Quel est l'impact du Brexit sur la campagne?
Le Brexit et les négociations avec l'Union européenne qui doivent être menées avec l'Union européenne jusqu'en 2019 constituent l'enjeu principal de cette élection.
Le leader travailliste Jeremy Corbyn a indiqué lundi qu'en cas de victoire de son parti, il ferait en sorte qu'un accord soit trouvé avec l'UE.
Theresa May, elle, a appelé les électeurs à soutenir son gouvernement contre "l'agressivité" des Européens. "Nous serons là pour négocier l'accord qui convient, mais (...) aucun accord vaut mieux qu'un mauvais accord", a-t-elle déclaré la semaine passée sur la chaîne Sky News.
Les résultats du référendum de juin 2016 pourraient également avoir une influence sur les législatives. Les conservateurs vont par exemple tenter de s'emparer des 58 circonscriptions où le siège a été attribué aux travaillistes en 2015 avec un écart des votes de moins de 9000 voix, mais où les électeurs ont voté en faveur du Brexit en 2016, analyse le Telegraph.
Et l'influence des récents attentats au Royaume-Uni?
Theresa May a maintenu le scrutin de jeudi et annoncé dimanche la reprise de la campagne après une journée de suspension à la suite de l'attentat qui a fait sept morts et des dizaines de blessées samedi à Londres.
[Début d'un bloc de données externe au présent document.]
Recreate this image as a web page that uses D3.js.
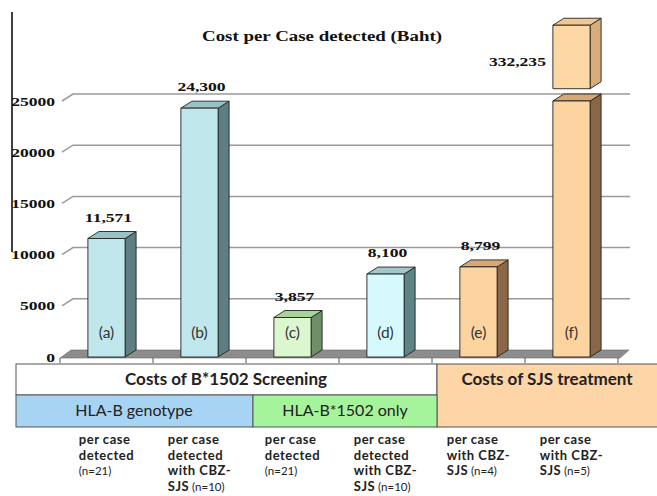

La campagne avait également été suspendue quelques jours auparavant, au lendemain de l'attaque qui a fait 22 morts à la sortie d'un concert à Manchester.
Le leader travailliste Jeremy Corbyn a approuvé le choix du maintien du calendrier électoral. Pour lui, cela démontre que la démocratie ne peut être stoppée par la violence.
Mais celui-ci appelle tout de même à la démission de la Première ministre, critiquée depuis l'attentat-suicide de Manchester pour avoir réduit de 20'000 hommes les effectifs policiers du pays lorsqu'elle était ministre de l'Intérieur (2010-2016).
>> Lire : Le leader travailliste Jeremy Corbyn appelle Theresa May à démissionner
Jessica Vial
Theresa May sèche le débat électoral
Theresa May avait prévenu dès l'annonce du scrutin qu'elle ne participerait à aucun débat, et a seulement expliqué qu'elle préférait échanger avec des électeurs que "se chamailler avec d'autres leaders de parti".
La Première ministre a donc brillé par son absence mercredi passé au grand débat électoral et s'est fait représenter par sa ministre de l'Intérieur Amber Rudd.
Theresa May a été critiquée de toutes parts, notamment par le chef de l'opposition travailliste Jeremy Corbyn, qui a vu en son absence "un signe de faiblesse". La cheffe des Verts Caroline Lucas a même qualifié cette décision d'"acte de lâcheté extrême".
La Première ministre a toutefois débattu par deux fois avec Jeremy Corbyn à la télévision, mais elle a refusé un débat direct. Chaque intervenant a donc été interrogé séparément.